• [TO BE DONE]: Transcribe the listing in full, excluding any pictures.

• [DATA PROVIDED]:
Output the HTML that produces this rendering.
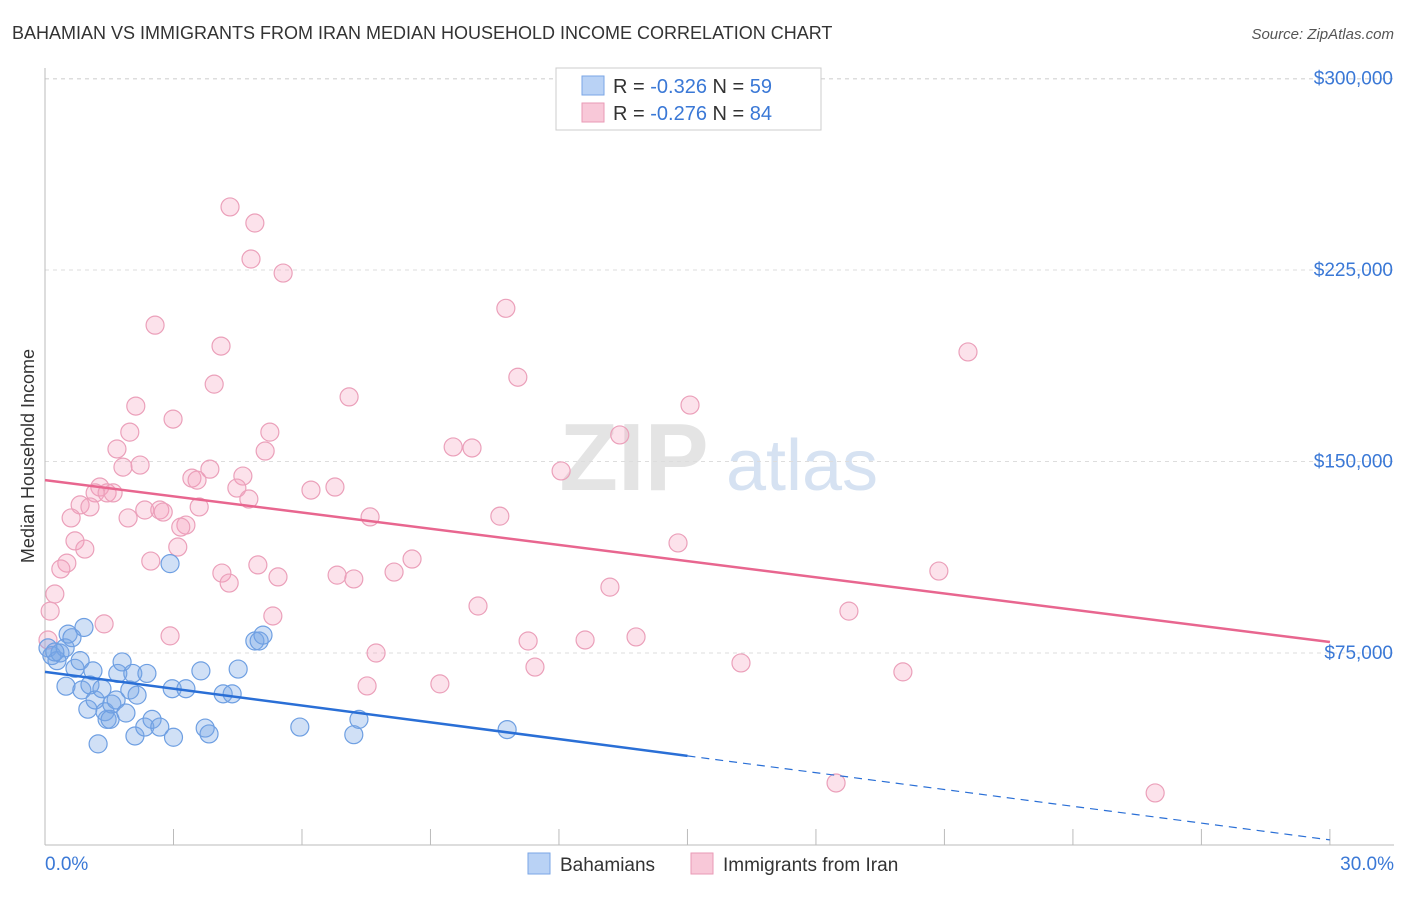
<!DOCTYPE html>
<html><head><meta charset="utf-8">
<style>
body{margin:0;background:#fff;font-family:"Liberation Sans",sans-serif;}
svg text{font-family:"Liberation Sans",sans-serif;}
</style></head>
<body>
<svg id="chart" width="1406" height="892" xmlns="http://www.w3.org/2000/svg">
  <text x="12" y="39" font-size="18" fill="#333">BAHAMIAN VS IMMIGRANTS FROM IRAN MEDIAN HOUSEHOLD INCOME CORRELATION CHART</text>
  <text x="1394" y="39" font-size="15" fill="#555" text-anchor="end" font-style="italic">Source: ZipAtlas.com</text>
  <text x="34" y="456" font-size="18" fill="#333" text-anchor="middle" transform="rotate(-90 34 456)">Median Household Income</text>
  <g>
    <text x="634" y="490" font-size="96" fill="#e4e4e4" text-anchor="middle" font-family="Liberation Serif" font-weight="bold">ZIP</text>
    <text x="802" y="490" font-size="72" fill="#d6e2f2" text-anchor="middle">atlas</text>
  </g>
  <g id="grid"></g>
  <g id="axes"></g>
  <g id="points"></g>
  <g id="trends"></g>
  <g>
    <rect x="556" y="68" width="265" height="62" fill="#fff" stroke="#ccc"/>
    <rect x="582" y="76" width="22" height="19" fill="#b9d2f5" stroke="#7aa6e6"/>
    <text x="613" y="93" font-size="20" fill="#333">R = <tspan fill="#3a78d6">-0.326</tspan>   N = <tspan fill="#3a78d6">59</tspan></text>
    <rect x="582" y="103" width="22" height="19" fill="#f8c8d8" stroke="#e99ab6"/>
    <text x="613" y="120" font-size="20" fill="#333">R = <tspan fill="#3a78d6">-0.276</tspan>   N = <tspan fill="#3a78d6">84</tspan></text>
  </g>
  <g>
    <rect x="528" y="853" width="22" height="21" fill="#b9d2f5" stroke="#7aa6e6"/>
    <text x="560" y="871" font-size="19" fill="#333">Bahamians</text>
    <rect x="691" y="853" width="22" height="21" fill="#f8c8d8" stroke="#e99ab6"/>
    <text x="723" y="871" font-size="19" fill="#333">Immigrants from Iran</text>
  </g>
</svg>
<script>
const yTicks=[75000,150000,225000,300000];
const yTickLabels=["$75,000","$150,000","$225,000","$300,000"];
const xTickLabels=["0.0%","30.0%"];
const blueX=[0.07,0.16,0.28,0.35,0.47,0.54,0.63,0.49,0.7,0.82,0.91,0.86,1,1.05,1.12,1.17,1.24,1.33,1.4,1.45,1.52,1.56,1.66,1.7,1.8,1.89,1.98,2.05,2.15,2.1,2.33,2.38,2.5,2.68,2.92,2.97,3,3.29,3.64,3.74,3.83,4.16,4.37,4.51,4.9,5,5.09,5.95,7.21,7.33,10.79,0.23];
const blueY=[77,74,72,75,77,82.4,81,62,69,72,85,60.5,53,62.5,68,56.6,39.4,61,52,49,49,55,56.6,67,71.5,51.5,60.5,67,58.5,42.5,46,67,49,46,110,61,42,61,68,45.6,43.3,59,59,68.7,79.7,79.7,82,46,43,49,45,75.4];
const pinkX=[4.32,4.9,4.81,5.56,2.57,10.76,21.55,4.11,3.95,11.04,7.1,2.12,15.06,2.99,1.98,5.25,13.42,1.68,5.14,9.53,9.97,1.82,2.22,3.85,4.62,12.05,3.43,3.55,1.28,1.17,1.45,1.59,4.48,4.76,6.21,6.77,0.82,1.05,2.33,2.68,2.76,3.6,0.61,1.94,3.29,3.17,7.59,10.62,0.7,0.93,3.1,2.47,0.51,0.37,8.57,14.78,4.13,4.97,5.44,4.3,6.82,7.21,8.15,20.87,13.19,0.23,0.12,5.32,10.11,18.77,1.38,2.92,0.07,11.28,12.61,13.8,7.73,11.44,16.25,7.52,9.22,20.03,18.47,25.92];
const pinkY=[249.7,243.4,229.3,223.8,203.4,210,192.9,195.2,180.3,183,175.3,171.7,172.1,166.6,161.5,161.5,160.4,154.9,154.1,155.7,155.3,147.8,148.6,147,144.3,146.3,143.5,142.7,140,137.7,137.7,137.7,139.6,135.3,138.8,140,133,132.2,131,131,130.2,132.2,127.9,127.9,125.1,124.3,128.3,128.6,118.9,115.7,116.5,111,110.2,107.9,111.8,118.1,106.3,109.5,104.8,102.4,105.5,104,106.7,107.1,100.8,98.1,91.4,89.5,93.4,91.4,86.4,81.7,80.1,79.7,80.1,81.3,75,69.5,71.1,62.1,62.9,67.6,24.1,20.2];
const blueTrend=[67.6,1.8]; // at x=0 and x=30 (thousands)
const pinkTrend=[142.7,79.3];

const X=v=>45+v*42.83;
const Y=k=>653-(k*1000-75000)*191.5/75000;
const NS="http://www.w3.org/2000/svg";
function mk(tag,attrs,parent){const e=document.createElementNS(NS,tag);for(const k in attrs)e.setAttribute(k,attrs[k]);parent.appendChild(e);return e;}
const grid=document.getElementById('grid'),axes=document.getElementById('axes'),pts=document.getElementById('points'),tr=document.getElementById('trends');
let g=mk('line',{x1:45,x2:1394,y1:79,y2:79,stroke:'#ddd','stroke-dasharray':'4,4'},grid);


yTicks.forEach((t,i)=>{
  const y=Y(t/1000);
  const l=mk('line',{x1:45,x2:1394,y1:y,y2:y,stroke:'#ddd','stroke-dasharray':'4,4'},grid);
  
  
  const tx=mk('text',{x:1393,y:y-20+(i==3?0:0)+26,'font-size':19,fill:'#3a78d6','text-anchor':'end'},axes);
  tx.textContent=yTickLabels[i];
  
  
});
let ax=mk('line',{x1:45,x2:1394,y1:845,y2:845,stroke:'#bbb'},axes);


let ay=mk('line',{x1:45,x2:45,y1:68,y2:845,stroke:'#bbb'},axes);


for(let i=0;i<=10;i++){
  const x=X(i*3);
  const t=mk('line',{x1:x,x2:x,y1:829,y2:845,stroke:'#bbb'},axes);
  
  
}
[[0,'start',45],[1,'end',1394]].forEach(([i,a,x])=>{
  const t=mk('text',{x:x,y:870,'font-size':19,fill:'#3a78d6','text-anchor':a},axes);
  t.textContent=xTickLabels[i];
  
  
});
pinkX.forEach((v,i)=>{
  const c=mk('circle',{cx:X(v),cy:Y(pinkY[i]),r:9,fill:'rgba(244,160,188,0.3)',stroke:'#eba0ba','stroke-width':1.2},pts);
  
  
});
blueX.forEach((v,i)=>{
  const c=mk('circle',{cx:X(v),cy:Y(blueY[i]),r:9,fill:'rgba(120,165,230,0.35)',stroke:'#6e9fe2','stroke-width':1.2},pts);
  
  
});
const bAt=x=>blueTrend[0]+(blueTrend[1]-blueTrend[0])*x/30;
let bl=mk('line',{x1:X(0),y1:Y(bAt(0)),x2:X(15),y2:Y(bAt(15)),stroke:'#2a6fd6','stroke-width':2.5},tr);


let bd=mk('line',{x1:X(15),y1:Y(bAt(15)),x2:X(30),y2:Y(bAt(30)),stroke:'#2a6fd6','stroke-width':1.2,'stroke-dasharray':'8,6'},tr);


let pl=mk('line',{x1:X(0),y1:Y(pinkTrend[0]),x2:X(30),y2:Y(pinkTrend[1]),stroke:'#e8668f','stroke-width':2.5},tr);


</script>
</body></html>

• [RESULT OF THIS TASK]:
Output the HTML that produces this rendering.
<!DOCTYPE html>
<html><head><meta charset="utf-8">
<style>
body{margin:0;background:#fff;font-family:"Liberation Sans",sans-serif;}
svg text{font-family:"Liberation Sans",sans-serif;}
</style></head>
<body>
<svg id="chart" width="1406" height="892" xmlns="http://www.w3.org/2000/svg">
  <text x="12" y="39" font-size="18" fill="#333">BAHAMIAN VS IMMIGRANTS FROM IRAN MEDIAN HOUSEHOLD INCOME CORRELATION CHART</text>
  <text x="1394" y="39" font-size="15" fill="#555" text-anchor="end" font-style="italic">Source: ZipAtlas.com</text>
  <text x="34" y="456" font-size="18" fill="#333" text-anchor="middle" transform="rotate(-90 34 456)">Median Household Income</text>
  <g>
    <text x="634" y="490" font-size="96" fill="#e4e4e4" text-anchor="middle" font-family="Liberation Serif" font-weight="bold">ZIP</text>
    <text x="802" y="490" font-size="72" fill="#d6e2f2" text-anchor="middle">atlas</text>
  </g>
  <g id="grid"></g>
  <g id="axes"></g>
  <g id="points"></g>
  <g id="trends"></g>
  <g>
    <rect x="556" y="68" width="265" height="62" fill="#fff" stroke="#ccc"/>
    <rect x="582" y="76" width="22" height="19" fill="#b9d2f5" stroke="#7aa6e6"/>
    <text x="613" y="93" font-size="20" fill="#333">R = <tspan fill="#3a78d6">-0.326</tspan>   N = <tspan fill="#3a78d6">59</tspan></text>
    <rect x="582" y="103" width="22" height="19" fill="#f8c8d8" stroke="#e99ab6"/>
    <text x="613" y="120" font-size="20" fill="#333">R = <tspan fill="#3a78d6">-0.276</tspan>   N = <tspan fill="#3a78d6">84</tspan></text>
  </g>
  <g>
    <rect x="528" y="853" width="22" height="21" fill="#b9d2f5" stroke="#7aa6e6"/>
    <text x="560" y="871" font-size="19" fill="#333">Bahamians</text>
    <rect x="691" y="853" width="22" height="21" fill="#f8c8d8" stroke="#e99ab6"/>
    <text x="723" y="871" font-size="19" fill="#333">Immigrants from Iran</text>
  </g>
</svg>
<script>
const yTicks=[75000,150000,225000,300000];
const yTickLabels=["$75,000","$150,000","$225,000","$300,000"];
const xTickLabels=["0.0%","30.0%"];
const blueX=[0.07,0.16,0.28,0.35,0.47,0.54,0.63,0.49,0.7,0.82,0.91,0.86,1,1.05,1.12,1.17,1.24,1.33,1.4,1.45,1.52,1.56,1.66,1.7,1.8,1.89,1.98,2.05,2.15,2.1,2.33,2.38,2.5,2.68,2.92,2.97,3,3.29,3.64,3.74,3.83,4.16,4.37,4.51,4.9,5,5.09,5.95,7.21,7.33,10.79,0.23];
const blueY=[77,74,72,75,77,82.4,81,62,69,72,85,60.5,53,62.5,68,56.6,39.4,61,52,49,49,55,56.6,67,71.5,51.5,60.5,67,58.5,42.5,46,67,49,46,110,61,42,61,68,45.6,43.3,59,59,68.7,79.7,79.7,82,46,43,49,45,75.4];
const pinkX=[4.32,4.9,4.81,5.56,2.57,10.76,21.55,4.11,3.95,11.04,7.1,2.12,15.06,2.99,1.98,5.25,13.42,1.68,5.14,9.53,9.97,1.82,2.22,3.85,4.62,12.05,3.43,3.55,1.28,1.17,1.45,1.59,4.48,4.76,6.21,6.77,0.82,1.05,2.33,2.68,2.76,3.6,0.61,1.94,3.29,3.17,7.59,10.62,0.7,0.93,3.1,2.47,0.51,0.37,8.57,14.78,4.13,4.97,5.44,4.3,6.82,7.21,8.15,20.87,13.19,0.23,0.12,5.32,10.11,18.77,1.38,2.92,0.07,11.28,12.61,13.8,7.73,11.44,16.25,7.52,9.22,20.03,18.47,25.92];
const pinkY=[249.7,243.4,229.3,223.8,203.4,210,192.9,195.2,180.3,183,175.3,171.7,172.1,166.6,161.5,161.5,160.4,154.9,154.1,155.7,155.3,147.8,148.6,147,144.3,146.3,143.5,142.7,140,137.7,137.7,137.7,139.6,135.3,138.8,140,133,132.2,131,131,130.2,132.2,127.9,127.9,125.1,124.3,128.3,128.6,118.9,115.7,116.5,111,110.2,107.9,111.8,118.1,106.3,109.5,104.8,102.4,105.5,104,106.7,107.1,100.8,98.1,91.4,89.5,93.4,91.4,86.4,81.7,80.1,79.7,80.1,81.3,75,69.5,71.1,62.1,62.9,67.6,24.1,20.2];
const blueTrend=[67.6,1.8]; // at x=0 and x=30 (thousands)
const pinkTrend=[142.7,79.3];

const X=v=>45+v*42.83;
const Y=k=>653-(k*1000-75000)*191.5/75000;
const NS="http://www.w3.org/2000/svg";
function mk(tag,attrs,parent){const e=document.createElementNS(NS,tag);for(const k in attrs)e.setAttribute(k,attrs[k]);parent.appendChild(e);return e;}
const grid=document.getElementById('grid'),axes=document.getElementById('axes'),pts=document.getElementById('points'),tr=document.getElementById('trends');
let g=mk('line',{x1:45,x2:1394,y1:79,y2:79,stroke:'#ddd','stroke-dasharray':'4,4'},grid);


yTicks.forEach((t,i)=>{
  const y=Y(t/1000);
  const l=mk('line',{x1:45,x2:1394,y1:y,y2:y,stroke:'#ddd','stroke-dasharray':'4,4'},grid);
  
  
  const tx=mk('text',{x:1393,y:y-20+(i==3?0:0)+26,'font-size':19,fill:'#3a78d6','text-anchor':'end'},axes);
  tx.textContent=yTickLabels[i];
  
  
});
let ax=mk('line',{x1:45,x2:1394,y1:845,y2:845,stroke:'#bbb'},axes);


let ay=mk('line',{x1:45,x2:45,y1:68,y2:845,stroke:'#bbb'},axes);


for(let i=0;i<=10;i++){
  const x=X(i*3);
  const t=mk('line',{x1:x,x2:x,y1:829,y2:845,stroke:'#bbb'},axes);
  
  
}
[[0,'start',45],[1,'end',1394]].forEach(([i,a,x])=>{
  const t=mk('text',{x:x,y:870,'font-size':19,fill:'#3a78d6','text-anchor':a},axes);
  t.textContent=xTickLabels[i];
  
  
});
pinkX.forEach((v,i)=>{
  const c=mk('circle',{cx:X(v),cy:Y(pinkY[i]),r:9,fill:'rgba(244,160,188,0.3)',stroke:'#eba0ba','stroke-width':1.2},pts);
  
  
});
blueX.forEach((v,i)=>{
  const c=mk('circle',{cx:X(v),cy:Y(blueY[i]),r:9,fill:'rgba(120,165,230,0.35)',stroke:'#6e9fe2','stroke-width':1.2},pts);
  
  
});
const bAt=x=>blueTrend[0]+(blueTrend[1]-blueTrend[0])*x/30;
let bl=mk('line',{x1:X(0),y1:Y(bAt(0)),x2:X(15),y2:Y(bAt(15)),stroke:'#2a6fd6','stroke-width':2.5},tr);


let bd=mk('line',{x1:X(15),y1:Y(bAt(15)),x2:X(30),y2:Y(bAt(30)),stroke:'#2a6fd6','stroke-width':1.2,'stroke-dasharray':'8,6'},tr);


let pl=mk('line',{x1:X(0),y1:Y(pinkTrend[0]),x2:X(30),y2:Y(pinkTrend[1]),stroke:'#e8668f','stroke-width':2.5},tr);


</script>
</body></html>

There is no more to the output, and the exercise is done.